For us, the needs that were met, were not met by a single person. They were met by many people – a skirt here, shoes there, a computer from someone else. A friend linked our new business website to her websites, and promoted me through her social media network. Two great ladies suggested a place to look for a house when we needed to move. Another friend sold us a used car, for far less than they could have got elsewhere. Two others helped patch a business back together so we again had the ability to build an income. A family member sent money for my husband to buy a bike when we had no car, and another family member stuffed $70 in cash into my hand one day (all the cash she had with her) on an impulse before they got in the car to leave, because she decided that the need she saw from us was greater than hers at the time. Someone else invited us to work for three days at a flower shop, giving us some income to tide us over a rough spot, and introduced us to another individual who helped my husband apply for a VA grant for job retraining – the only program we qualified for! A kind stranger in one town cleaned out her freezer and gave us quite a bit of meat. Several close friends and family members listened to me cry, and encouraged me when things were at their worst. Each person gave a little thing, and the total added up to survival. It had to be personal, in order to even see those things that we needed, and to understand the extent of our needs, and our limitations.

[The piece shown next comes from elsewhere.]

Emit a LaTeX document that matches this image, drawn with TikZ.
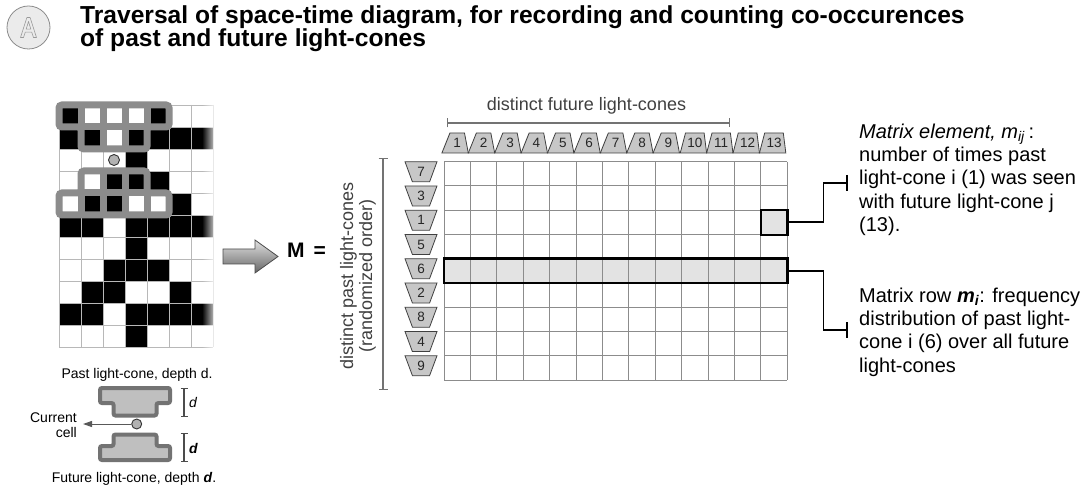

I have looked at the world through the eyes of need, more than once. This time has been by far the hardest. At the same time, it has truly deepened my appreciation for those who HAVE sincerely befriended us. Many could offer nothing to help us but prayer, because that is all they had to share. But they did that.
I do not know if the tide that seems to be turning America inward can be turned, so that we learn to see outside ourselves again, and to see behind the superficial masks that people wear in casual virtual interactions. I don’t know if that is even the goal. Perhaps the only goal is turning it in OURSELVES.